Has anyone replaced or attempted to replace the rubrail? Mine is not damaged but is becoming old and unsightly and I would like any advice available. Thank you.
Chris P.
chp
I replace my rub rail going from the brown one to the gray. Not a hard project @ all. Just do it when it is warm and a hair dryer also helps.
I used slightly diluted dish washing detergent and a rubber mallet (white rubber!!!). Trying to seat it with hands and thumbs got real old real fast, particularly if you have pencil pusher hands.

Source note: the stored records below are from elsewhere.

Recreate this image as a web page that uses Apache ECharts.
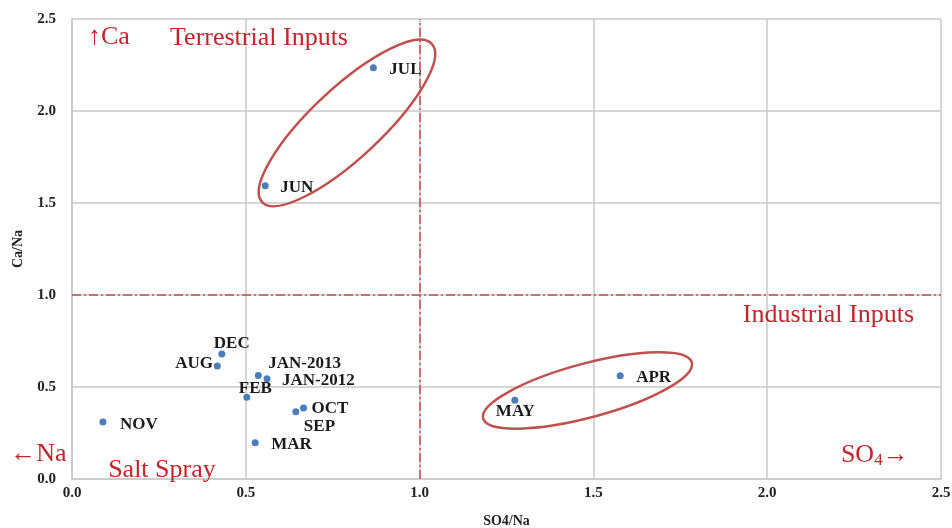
<!DOCTYPE html>
<html>
<head>
<meta charset="utf-8">
<script src="https://cdn.jsdelivr.net/npm/echarts@6/dist/echarts.min.js"></script>
<style>
  html, body { margin: 0; padding: 0; background: #fff; }
  #chart { width: 952px; height: 528px; }
</style>
</head>
<body>
<div id="chart"></div>
<script>
// monthly ratios
const months = ['JUL', 'JUN', 'DEC', 'AUG', 'JAN-2013', 'JAN-2012', 'FEB', 'OCT', 'SEP', 'MAR', 'NOV', 'MAY', 'APR']
const so4Na = [0.867, 0.556, 0.431, 0.418, 0.536, 0.561, 0.503, 0.666, 0.644, 0.527, 0.089, 1.274, 1.577]
const caNa = [2.235, 1.594, 0.679, 0.614, 0.563, 0.545, 0.444, 0.386, 0.366, 0.197, 0.31, 0.428, 0.561]

// where each month label sits relative to its dot (px)
const labelPlace = {
  'JUL': [16, 2], 'JUN': [15, 2], 'DEC': [-8, -10], 'AUG': [-42, -2],
  'JAN-2013': [10, -12], 'JAN-2012': [15, 2], 'FEB': [-8, -9], 'OCT': [8, 1],
  'SEP': [8, 15], 'MAR': [16, 2], 'NOV': [17, 3], 'MAY': [-19, 11], 'APR': [16, 2]
}

// ellipse groupings (centre in data units)
const ellipseCenters = [[0.791, 1.935], [1.483, 0.481]]
const ellipseShape = [{ rx: 116, ry: 35, deg: 43 }, { rx: 108, ry: 27, deg: 15 }]

// quadrant annotations (left edge / vertical middle in data units)
const noteText = ['↑Ca', 'Terrestrial Inputs', 'Industrial Inputs', '←Na', 'Salt Spray', 'SO{s|4}→']
const notePos = [[0.046, 2.402], [0.282, 2.397], [1.930, 0.891], [-0.178, 0.136], [0.104, 0.049], [2.212, 0.130]]

const axisTicks = [0, 0.5, 1.0, 1.5, 2.0, 2.5]

const serif = '"Liberation Serif", "Times New Roman", serif'
const red = '#c3242b'

const myChart = echarts.init(document.getElementById('chart'))

const pointData = months.map((m, i) => {
  const off = labelPlace[m]
  return {
    name: m,
    value: [so4Na[i], caNa[i]],
    label: { offset: off }
  }
})

const option = {
  animation: false,
  grid: { left: 72, right: 11, top: 19, bottom: 49, containLabel: false, outerBoundsMode: 'none' },
  xAxis: {
    type: 'value',
    min: axisTicks[0],
    max: axisTicks[axisTicks.length - 1],
    interval: 0.5,
    name: 'SO4/Na',
    nameLocation: 'middle',
    nameGap: 35,
    nameTextStyle: { fontFamily: serif, fontWeight: 'bold', fontSize: 14, color: '#222' },
    axisLine: { show: true, lineStyle: { color: '#c9c9c9', width: 1.5 } },
    axisTick: { show: false },
    axisLabel: {
      margin: 7,
      fontFamily: serif, fontWeight: 'bold', fontSize: 15, color: '#222',
      formatter: v => v.toFixed(1)
    },
    splitLine: { lineStyle: { color: '#c9c9c9', width: 1.5 } }
  },
  yAxis: {
    type: 'value',
    min: axisTicks[0],
    max: axisTicks[axisTicks.length - 1],
    interval: 0.5,
    name: 'Ca/Na',
    nameLocation: 'middle',
    nameGap: 47,
    nameTextStyle: { fontFamily: serif, fontWeight: 'bold', fontSize: 14, color: '#222' },
    axisLine: { show: true, lineStyle: { color: '#c9c9c9', width: 1.5 } },
    axisTick: { show: false },
    axisLabel: {
      margin: 16,
      fontFamily: serif, fontWeight: 'bold', fontSize: 15, color: '#222',
      formatter: v => v.toFixed(1)
    },
    splitLine: { lineStyle: { color: '#c9c9c9', width: 1.5 } }
  },
  series: [
    {
      type: 'scatter',
      symbolSize: 7,
      itemStyle: { color: '#4a7ebb', opacity: 1 },
      label: {
        show: true,
        position: 'inside',
        align: 'left',
        verticalAlign: 'middle',
        formatter: p => p.name,
        fontFamily: serif, fontWeight: 'bold', fontSize: 17, color: '#1a1a1a'
      },
      data: pointData,
      markLine: {
        silent: true,
        symbol: 'none',
        label: { show: false },
        lineStyle: { color: '#c0504d', width: 1.5, type: [9, 3, 2, 3], opacity: 1 },
        data: [{ xAxis: 1.0 }, { yAxis: 1.0 }]
      },
      z: 5
    },
    {
      type: 'custom',
      silent: true,
      data: ellipseCenters,
      renderItem: (params, api) => {
        const c = api.coord([api.value(0), api.value(1)])
        const e = ellipseShape[params.dataIndex]
        return {
          type: 'ellipse',
          x: c[0],
          y: c[1],
          rotation: e.deg * Math.PI / 180,
          shape: { cx: 0, cy: 0, rx: e.rx, ry: e.ry },
          style: { fill: 'none', stroke: '#c0504d', lineWidth: 2.5 }
        }
      },
      z: 4
    },
    {
      type: 'custom',
      silent: true,
      clip: false,
      data: notePos,
      renderItem: (params, api) => {
        const c = api.coord([api.value(0), api.value(1)])
        return {
          type: 'text',
          x: c[0],
          y: c[1],
          style: {
            text: noteText[params.dataIndex],
            fill: red,
            fontFamily: serif,
            fontSize: 26,
            align: 'left',
            verticalAlign: 'middle',
            rich: {
              s: { fontFamily: serif, fontSize: 17, fill: red, padding: [10, 0, 0, 0] }
            }
          }
        }
      },
      z: 6
    }
  ]
}
myChart.setOption(option)
</script>
</body>
</html>
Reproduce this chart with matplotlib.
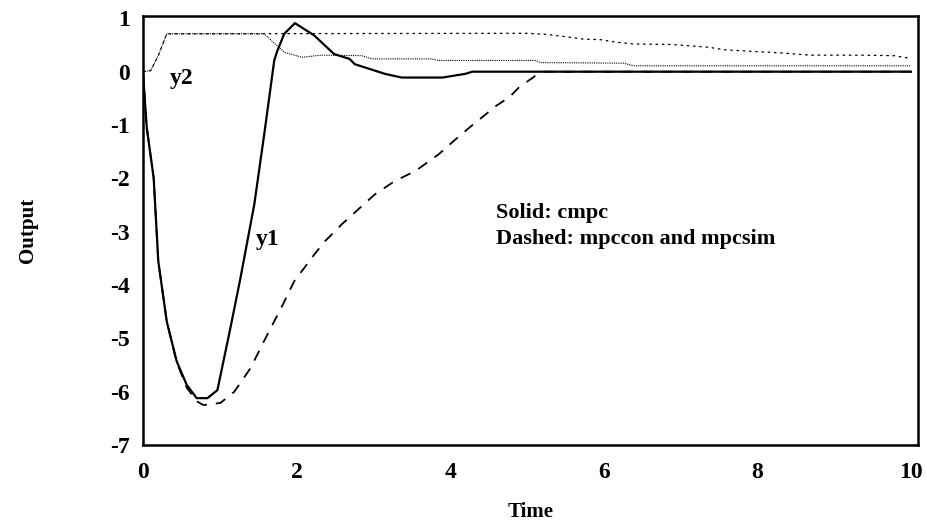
import matplotlib
matplotlib.use("Agg")
import matplotlib.pyplot as plt

plt.rcParams['font.family'] = ['Liberation Serif', 'DejaVu Serif']
plt.rcParams['font.weight'] = 'bold'

# y1, cmpc (solid)
t_y1_cmpc = [0.0, 0.05, 0.14, 0.2, 0.31, 0.44, 0.57, 0.70, 0.84, 0.97, 1.14, 1.27, 1.45,
             1.58, 1.71, 1.75, 1.84, 1.98, 2.23, 2.49, 2.69, 2.76, 3.15, 3.37, 3.90, 4.2,
             4.29, 10.0]
y1_cmpc = [0.0, -1.05, -1.99, -3.55, -4.68, -5.43, -5.87, -6.12, -6.12, -5.97, -4.8, -3.87,
           -2.49, -1.17, 0.21, 0.39, 0.71, 0.91, 0.68, 0.33, 0.24, 0.14, -0.04, -0.11,
           -0.11, -0.04, 0.0, 0.0]

# y1, mpccon (dashed)
t_y1_mpc = [0.0, 0.05, 0.14, 0.2, 0.31, 0.44, 0.57, 0.70, 0.79, 1.01, 1.19, 1.40, 1.62,
            1.80, 1.97, 2.23, 2.37, 2.59, 3.02, 3.28, 3.55, 3.85, 4.07, 4.25, 4.6, 4.77,
            4.90, 5.08, 5.17, 10.0]
y1_mpc = [0.0, -1.05, -1.99, -3.55, -4.68, -5.45, -5.92, -6.18, -6.25, -6.21, -6.0, -5.56,
          -4.93, -4.43, -3.93, -3.43, -3.18, -2.86, -2.3, -2.05, -1.86, -1.55, -1.27,
          -1.05, -0.64, -0.48, -0.29, -0.11, 0.0, 0.0]

# y2, cmpc
t_y2_cmpc = [0.0, 0.1, 0.2, 0.31, 1.58, 1.72, 1.85, 2.07, 2.32, 2.85, 2.98, 3.76, 3.85,
             5.12, 5.17, 6.26, 6.39, 10.0]
y2_cmpc = [0.0, 0.02, 0.3, 0.71, 0.71, 0.52, 0.36, 0.27, 0.31, 0.30, 0.24, 0.24, 0.21,
           0.21, 0.17, 0.16, 0.11, 0.11]

# y2, mpccon
t_y2_mpc = [0.0, 0.1, 0.2, 0.31, 5.0, 5.25, 5.48, 5.74, 5.96, 6.18, 6.39, 6.88, 7.36,
            7.58, 8.33, 8.68, 9.34, 9.78, 10.0]
y2_mpc = [0.0, 0.02, 0.3, 0.71, 0.72, 0.70, 0.66, 0.61, 0.60, 0.55, 0.52, 0.51, 0.46,
          0.41, 0.35, 0.31, 0.31, 0.30, 0.25]

xticks = [0, 2, 4, 6, 8, 10]
yticks = [1, 0, -1, -2, -3, -4, -5, -6, -7]

fig = plt.figure(figsize=(9.28, 5.23), dpi=100)
ax = fig.add_axes([0.154, 0.149, 0.835, 0.82])

ax.plot(t_y1_cmpc, y1_cmpc, color='black', lw=1.6, ls='-')
ax.plot(t_y1_mpc, y1_mpc, color='black', lw=1.3, ls=(0, (6, 5)))
ax.plot(t_y2_cmpc, y2_cmpc, color='black', lw=0.8, ls=(0, (1, 1)))
ax.plot(t_y2_mpc, y2_mpc, color='black', lw=0.9, ls=(0, (2, 3)))

ax.set_xlim(0, 10.09)
ax.set_ylim(-7, 1.04)
ax.set_xticks(xticks)
ax.set_yticks(yticks)
ax.set_xticklabels([str(v) for v in xticks])
ax.set_yticklabels([str(v) for v in yticks])
ax.tick_params(length=0, labelsize=17)
ax.tick_params(axis='x', pad=12)
ax.tick_params(axis='y', pad=9.5)
for sp in ax.spines.values():
    sp.set_linewidth(1.8)

ax.set_xlabel('Time', fontsize=15, fontweight='bold', labelpad=14)
ax.set_ylabel('Output', fontsize=15, fontweight='bold', labelpad=52)

ax.text(0.5, -0.12, 'y2', fontsize=17, fontweight='bold', ha='center', va='center')
ax.text(1.63, -3.15, 'y1', fontsize=17, fontweight='bold', ha='center', va='center')
ax.text(4.6, -2.9, 'Solid: cmpc\nDashed: mpccon and mpcsim', fontsize=16,
        fontweight='bold', ha='left', va='center', linespacing=1.4)

fig.savefig('out.png', dpi=100)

Was even able to get the new rub rail to set in a couple of places where the aluminum was collapsed or bent slightly out of shape from from hitting pilings.
If you decide not to replace the rubrail, try using lacquer thinner to clean it. Use lots of rags - it works wonders.
Mike
M-1 Remover cleans just about, if not, everything. Can be found in Home Depot. On the label, it list all the things it can be used on, including fiberglass, plastics and rubber. Used it to clean my rub rail. It doesn't hurt the rubber like acetone does. Check it out...
Roc
I used a product called "GOOF OFF" to clean my rub rail. It made it look like new.
Ted
I use GelGloss from Sear's Hardware ~$5/qt. One step cleaner/wax, takes the marks right off with little/no elbow grease. Used it now for 4yrs.
Just want to thank Mike Smith for the lacquer thinner idea to clean the rub rail. I've never experienced an easier job. I used to rub and rub with paste cleaner but the creosote from pilings still never came off. Topped the rail it with a coat of polymer wax and it looks great.
Well, thanks Steve -
But I will defer credit to the crew at Troendle Marine, who taught me the trick.
Mike
I tried the Jomaps M-1 Remover on the rub rail today. It works really well and took very little rubbing to remove any crud and clean it up. It also seemed to work pretty well on the fenders. A pint was $5 and I wound up using very little.
Craig
Major kudos, Craig, in finding and reviving a nearly five year-old thread! And came just at the right time, a week before my boat launches for the spring. thanks.
Chris : I've done mine and have a few recommendations:
1. For a MK 1 you'll need 75 ft of replacement. I'd recommend gray rather than the light tan for color.
2 Install it on a warm day - anyting over 80 degrees and it'll go in easier.
3. Use a rubber mallet - I put an old sock over my black rubber mallet, so it couldn't make marks.
4. Be prepared for possibly some sore fingertips upon completeion.
Five year old thread? My math says seven years. I'm pretty sure Chris has either sorted it out or his boat has sunk because he's still thinking about checking his thru hulls and bilge pump.
In any case. Ron is spot on on every count. I did mine last year in grey. Wooden mallet works great too...
One of the replies mentioned getting a piece of the aluminium extrusion, to replace a damaged section. Can anyone provide a source?
Quote from: waterdog on February 27, 2009, 07:48:47 PM
Five year old thread? My math says seven years.
You're right! I was counting from the last post. I wonder if this is a record?
We have a problem with the rub rail coming out of the track. It seems like it has stretched over the years on our 1988. It pops out where there are some dents in the metal channel, so about 4 times a year I have to put it back in. I too would be interested in a source for the channel and how best to replace damaged sections of the channel. Once again, the price of membership is a bargain.
Mark Mueller
Blue Moon 1988
Hull 815
Catalina Direct appears to carry the channel as well as the vinyl on its site (www.catalinadirect.com).
Steve and others:
Did you replace the rubrail because of damage or wear?
18 years of California sunshine. It was original and it was tired, cracked, gummy...
Guys, Susan & D : The factory carries both the aluminium channel and the vinyl rub rail. Don't know if Catalina direct or the factory gives the best price - you may want to check before buying !?